**Exercise**
Reproduce exactly the lines below, from the first one through the line containing "const oscHLErr = [0, 0.2e9, 0, 1.49e9, 0];", and omit any pictures.

**Dataset excerpt**

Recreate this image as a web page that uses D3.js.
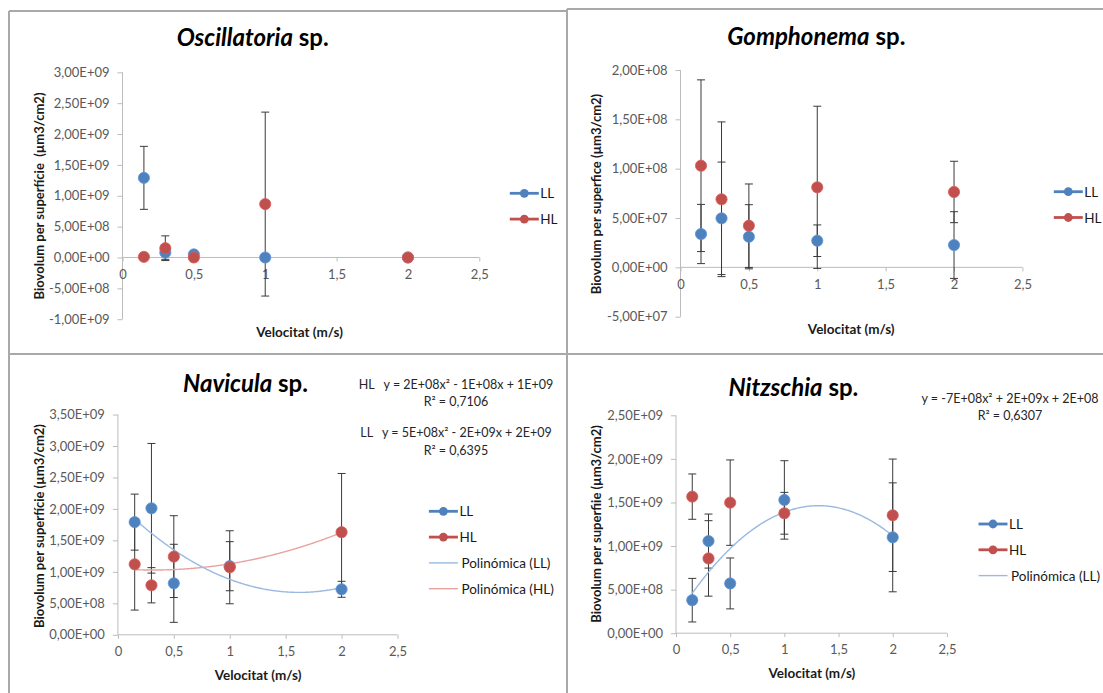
<!DOCTYPE html>
<html><head><meta charset="utf-8">
<script src="https://cdn.jsdelivr.net/npm/d3@7"></script>
<style>body{margin:0;background:#fff} svg{display:block} text{white-space:pre}</style>
</head><body><svg id="c" width="1103" height="693"></svg>
<script>
// ---------- DATA ----------
const velocities = [0.15, 0.3, 0.5, 1, 2];
const xTicks = [0, 0.5, 1, 1.5, 2, 2.5];
const xTickLabels = ["0", "0,5", "1", "1,5", "2", "2,5"];

// Oscillatoria sp.
const oscTicks = [-1e9, -5e8, 0, 5e8, 1e9, 1.5e9, 2e9, 2.5e9, 3e9];
const oscLL = [1.29e9, 0.08e9, 0.05e9, 0, 0];
const oscLLErr = [0.51e9, 0.11e9, 0, 0, 0];
const oscHL = [0.01e9, 0.15e9, 0, 0.865e9, 0];
const oscHLErr = [0, 0.2e9, 0, 1.49e9, 0];

// Gomphonema sp.
const gomTicks = [-5e7, 0, 5e7, 1e8, 1.5e8, 2e8];
const gomLL = [3.38e7, 4.97e7, 3.1e7, 2.7e7, 2.26e7];
const gomLLErr = [3.0e7, 5.7e7, 3.25e7, 1.6e7, 3.38e7];
const gomHL = [1.03e8, 6.9e7, 4.22e7, 8.11e7, 7.64e7];
const gomHLErr = [8.7e7, 7.84e7, 4.23e7, 8.22e7, 3.11e7];

// Navicula sp.
const navTicks = [0, 5e8, 1e9, 1.5e9, 2e9, 2.5e9, 3e9, 3.5e9];
const navLL = [1.79e9, 2.01e9, 0.818e9, 1.09e9, 0.723e9];
const navLLErr = [0.445e9, 1.03e9, 0.62e9, 0.39e9, 0.127e9];
const navHL = [1.12e9, 0.787e9, 1.242e9, 1.073e9, 1.63e9];
const navHLErr = [0.727e9, 0.28e9, 0.65e9, 0.58e9, 0.933e9];
const navEquations = ["HL   y = 2E+08x² - 1E+08x + 1E+09", "R² = 0,7106",
                      "LL   y = 5E+08x² - 2E+09x + 2E+09", "R² = 0,6395"];

// Nitzschia sp.
const nitTicks = [0, 5e8, 1e9, 1.5e9, 2e9, 2.5e9];
const nitLL = [0.379e9, 1.057e9, 0.571e9, 1.529e9, 1.1e9];
const nitLLErr = [0.25e9, 0.31e9, 0.292e9, 0.45e9, 0.625e9];
const nitHL = [1.567e9, 0.858e9, 1.498e9, 1.376e9, 1.353e9];
const nitHLErr = [0.26e9, 0.433e9, 0.49e9, 0.24e9, 0.645e9];
const nitEquations = ["y = -7E+08x² + 2E+09x + 2E+08", "R² = 0,6307"];

// ---------- STYLE ----------
const BLUE = "#4F81BD", RED = "#C0504D";
const BLUE_TREND = "#9BB9E0", RED_TREND = "#E8A3A1";
const FONT = "Lato, 'Open Sans', sans-serif";

function excelSci(v) {
  if (v === 0) return "0,00E+00";
  const s = v < 0 ? "-" : "";
  const a = Math.abs(v);
  let e = Math.floor(Math.log10(a));
  let m = a / Math.pow(10, e);
  if (m >= 9.995) { m /= 10; e += 1; }
  return s + m.toFixed(2).replace(".", ",") + "E" + (e >= 0 ? "+" : "-") + String(Math.abs(e)).padStart(2, "0");
}

function polyfit2(xs, ys) {
  const n = xs.length;
  let S = [0, 0, 0, 0, 0], T = [0, 0, 0];
  for (let i = 0; i < n; i++) {
    for (let k = 0; k < 5; k++) S[k] += Math.pow(xs[i], k);
    for (let k = 0; k < 3; k++) T[k] += ys[i] * Math.pow(xs[i], k);
  }
  const A = [[S[0], S[1], S[2], T[0]], [S[1], S[2], S[3], T[1]], [S[2], S[3], S[4], T[2]]];
  for (let i = 0; i < 3; i++) {
    for (let j = i + 1; j < 3; j++) {
      const f = A[j][i] / A[i][i];
      for (let k = i; k < 4; k++) A[j][k] -= f * A[i][k];
    }
  }
  const c = [0, 0, 0];
  for (let i = 2; i >= 0; i--) {
    let s = A[i][3];
    for (let k = i + 1; k < 3; k++) s -= A[i][k] * c[k];
    c[i] = s / A[i][i];
  }
  return x => c[0] + c[1] * x + c[2] * x * x;
}

const svg = d3.select("#c");

// panel borders
const borderColor = "#a9a9a9";
const borders = svg.append("g").attr("stroke", borderColor).attr("stroke-width", 2).attr("fill", "none");
borders.append("line").attr("x1", 9).attr("y1", 11).attr("x2", 567).attr("y2", 11);
borders.append("line").attr("x1", 567).attr("y1", 9).attr("x2", 1103).attr("y2", 9);
borders.append("line").attr("x1", 9).attr("y1", 11).attr("x2", 9).attr("y2", 693);
borders.append("line").attr("x1", 567).attr("y1", 9).attr("x2", 567).attr("y2", 693);
borders.append("line").attr("x1", 9).attr("y1", 354).attr("x2", 1103).attr("y2", 354);

const panels = [
  { title: "Oscillatoria", xr: [122.5, 479.3], yr: [319.2, 72.3], dom: [-1e9, 3e9], ticks: oscTicks,
    LL: oscLL, LLe: oscLLErr, HL: oscHL, HLe: oscHLErr,
    titlePos: [252.7, 46], yTitle: "Biovolum per superfície  (µm3/cm2)", yTitlePos: [38.6, 196],
    xTitlePos: [299.6, 332], legend: [524.3, 193.3], trends: [] },
  { title: "Gomphonema", xr: [680.5, 1022.4], yr: [316.7, 70], dom: [-5e7, 2e8], ticks: gomTicks,
    LL: gomLL, LLe: gomLLErr, HL: gomHL, HLe: gomHLErr,
    titlePos: [816.3, 45], yTitle: "Biovolum per superfice (µm3/cm2)", yTitlePos: [596.4, 194],
    xTitlePos: [851.2, 329], legend: [1068.3, 191.7], trends: [] },
  { title: "Navicula", xr: [117.9, 397.5], yr: [634.8, 414.5], dom: [0, 3.5e9], ticks: navTicks,
    LL: navLL, LLe: navLLErr, HL: navHL, HLe: navHLErr,
    titlePos: [245.5, 391.7], yTitle: "Biovolum per superfície (µm3/cm2)", yTitlePos: [38.6, 526],
    xTitlePos: [258, 675], legend: [443.4, 511.3], trends: ["LL", "HL"],
    eq: navEquations, eqPos: [456, [384, 401.7, 432.7, 450]] },
  { title: "Nitzschia", xr: [676, 946.9], yr: [633.2, 415.3], dom: [0, 2.5e9], ticks: nitTicks,
    LL: nitLL, LLe: nitLLErr, HL: nitHL, HLe: nitHLErr,
    titlePos: [793.4, 395.5], yTitle: "Biovolum per superfiie (µm3/cm2)", yTitlePos: [596.4, 524],
    xTitlePos: [811.9, 673.3], legend: [993, 524], trends: ["LL"],
    eq: nitEquations, eqPos: [1010, [398.3, 415]] }
];

panels.forEach(p => {
  const g = svg.append("g");
  const x = d3.scaleLinear().domain([0, 2.5]).range(p.xr);
  const y = d3.scaleLinear().domain(p.dom).range(p.yr);

  // title
  const t = g.append("text").attr("x", p.titlePos[0]).attr("y", p.titlePos[1])
    .attr("text-anchor", "middle").attr("font-family", FONT).attr("font-size", 24)
    .attr("font-weight", "bold").attr("fill", "#000");
  t.append("tspan").attr("font-style", "italic").text(p.title);
  t.append("tspan").text(" sp.");

  // y axis
  const yAxis = d3.axisLeft(y).tickValues(p.ticks).tickFormat(excelSci).tickSize(5).tickPadding(8);
  const ya = g.append("g").attr("transform", `translate(${p.xr[0]},0)`).call(yAxis);
  ya.select(".domain").attr("stroke", "#bcbcbc").attr("d", `M0,${p.yr[0]}V${p.yr[1]}`);
  ya.selectAll(".tick line").attr("stroke", "#bcbcbc");
  ya.selectAll(".tick text").attr("font-family", FONT).attr("font-size", 13).attr("fill", "#595959");

  // x axis at y=0
  const xAxis = d3.axisBottom(x).tickValues(xTicks).tickFormat((d, i) => xTickLabels[i]).tickSize(4).tickPadding(8);
  const xa = g.append("g").attr("transform", `translate(0,${y(0)})`).call(xAxis);
  xa.select(".domain").attr("stroke", "#bcbcbc").attr("d", `M${p.xr[0]},0H${p.xr[1]}`);
  xa.selectAll(".tick line").attr("stroke", "#bcbcbc");
  xa.selectAll(".tick text").attr("font-family", FONT).attr("font-size", 13).attr("fill", "#595959");

  // axis titles
  g.append("text").attr("transform", `translate(${p.yTitlePos[0]},${p.yTitlePos[1]}) rotate(-90)`)
    .attr("text-anchor", "middle").attr("dominant-baseline", "central")
    .attr("font-family", FONT).attr("font-size", 13).attr("font-weight", "bold").attr("fill", "#1a1a1a")
    .text(p.yTitle);
  g.append("text").attr("x", p.xTitlePos[0]).attr("y", p.xTitlePos[1])
    .attr("text-anchor", "middle").attr("dominant-baseline", "central")
    .attr("font-family", FONT).attr("font-size", 13.5).attr("font-weight", "bold").attr("fill", "#1a1a1a")
    .text("Velocitat (m/s)");

  // error bars
  const series = [
    { vals: p.LL, err: p.LLe, color: BLUE, trend: BLUE_TREND, key: "LL" },
    { vals: p.HL, err: p.HLe, color: RED, trend: RED_TREND, key: "HL" }
  ];
  const eb = g.append("g").attr("stroke", "#3a3a3a").attr("stroke-width", 1);
  series.forEach(s => {
    velocities.forEach((v, i) => {
      const e = s.err[i];
      if (!e) return;
      const cx = x(v), y1 = y(s.vals[i] + e), y2 = y(s.vals[i] - e);
      eb.append("line").attr("x1", cx).attr("x2", cx).attr("y1", y1).attr("y2", y2);
      eb.append("line").attr("x1", cx - 4).attr("x2", cx + 4).attr("y1", y1).attr("y2", y1);
      eb.append("line").attr("x1", cx - 4).attr("x2", cx + 4).attr("y1", y2).attr("y2", y2);
    });
  });

  // trend lines
  const line = d3.line().x(d => x(d[0])).y(d => y(d[1])).curve(d3.curveBasis);
  series.forEach(s => {
    if (!p.trends.includes(s.key)) return;
    const f = polyfit2(velocities, s.vals);
    const pts = d3.range(0, 186).map(k => { const xv = 0.15 + k * 0.01; return [xv, f(xv)]; });
    g.append("path").attr("d", line(pts)).attr("fill", "none")
      .attr("stroke", s.trend).attr("stroke-width", 1.4);
  });

  // markers
  series.forEach(s => {
    g.append("g").selectAll("circle").data(velocities).join("circle")
      .attr("cx", d => x(d)).attr("cy", (d, i) => y(s.vals[i])).attr("r", 5.6)
      .attr("fill", s.color).attr("stroke", d3.color(s.color).brighter(0.4)).attr("stroke-width", 0.8);
  });

  // legend
  const lg = g.append("g");
  const entries = [{ label: "LL", c: BLUE, m: true }, { label: "HL", c: RED, m: true }];
  p.trends.forEach(k => entries.push({ label: `Polinómica (${k})`, c: k === "LL" ? BLUE_TREND : RED_TREND, m: false }));
  entries.forEach((en, i) => {
    const cy = p.legend[1] + i * 25.8;
    const cx = p.legend[0];
    lg.append("line").attr("x1", cx - 14.5).attr("x2", cx + 14.5).attr("y1", cy).attr("y2", cy)
      .attr("stroke", en.c).attr("stroke-width", en.m ? 2.8 : 1.4);
    if (en.m) lg.append("circle").attr("cx", cx).attr("cy", cy).attr("r", 4.4).attr("fill", en.c);
    lg.append("text").attr("x", cx + (en.m ? 16 : 18)).attr("y", cy).attr("dominant-baseline", "central")
      .attr("font-family", FONT).attr("font-size", 13.5).attr("fill", "#1a1a1a").text(en.label);
  });

  // equations
  if (p.eq) {
    p.eq.forEach((txt, i) => {
      g.append("text").attr("x", p.eqPos[0]).attr("y", p.eqPos[1][i]).attr("text-anchor", "middle")
        .attr("dominant-baseline", "central").attr("font-family", FONT).attr("font-size", 12.5)
        .attr("fill", "#262626").text(txt);
    });
  }
});
</script></body></html>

**Final answer**
Recreate this image as a web page that uses D3.js.
<!DOCTYPE html>
<html><head><meta charset="utf-8">
<script src="https://cdn.jsdelivr.net/npm/d3@7"></script>
<style>body{margin:0;background:#fff} svg{display:block} text{white-space:pre}</style>
</head><body><svg id="c" width="1103" height="693"></svg>
<script>
// ---------- DATA ----------
const velocities = [0.15, 0.3, 0.5, 1, 2];
const xTicks = [0, 0.5, 1, 1.5, 2, 2.5];
const xTickLabels = ["0", "0,5", "1", "1,5", "2", "2,5"];

// Oscillatoria sp.
const oscTicks = [-1e9, -5e8, 0, 5e8, 1e9, 1.5e9, 2e9, 2.5e9, 3e9];
const oscLL = [1.29e9, 0.08e9, 0.05e9, 0, 0];
const oscLLErr = [0.51e9, 0.11e9, 0, 0, 0];
const oscHL = [0.01e9, 0.15e9, 0, 0.865e9, 0];
const oscHLErr = [0, 0.2e9, 0, 1.49e9, 0];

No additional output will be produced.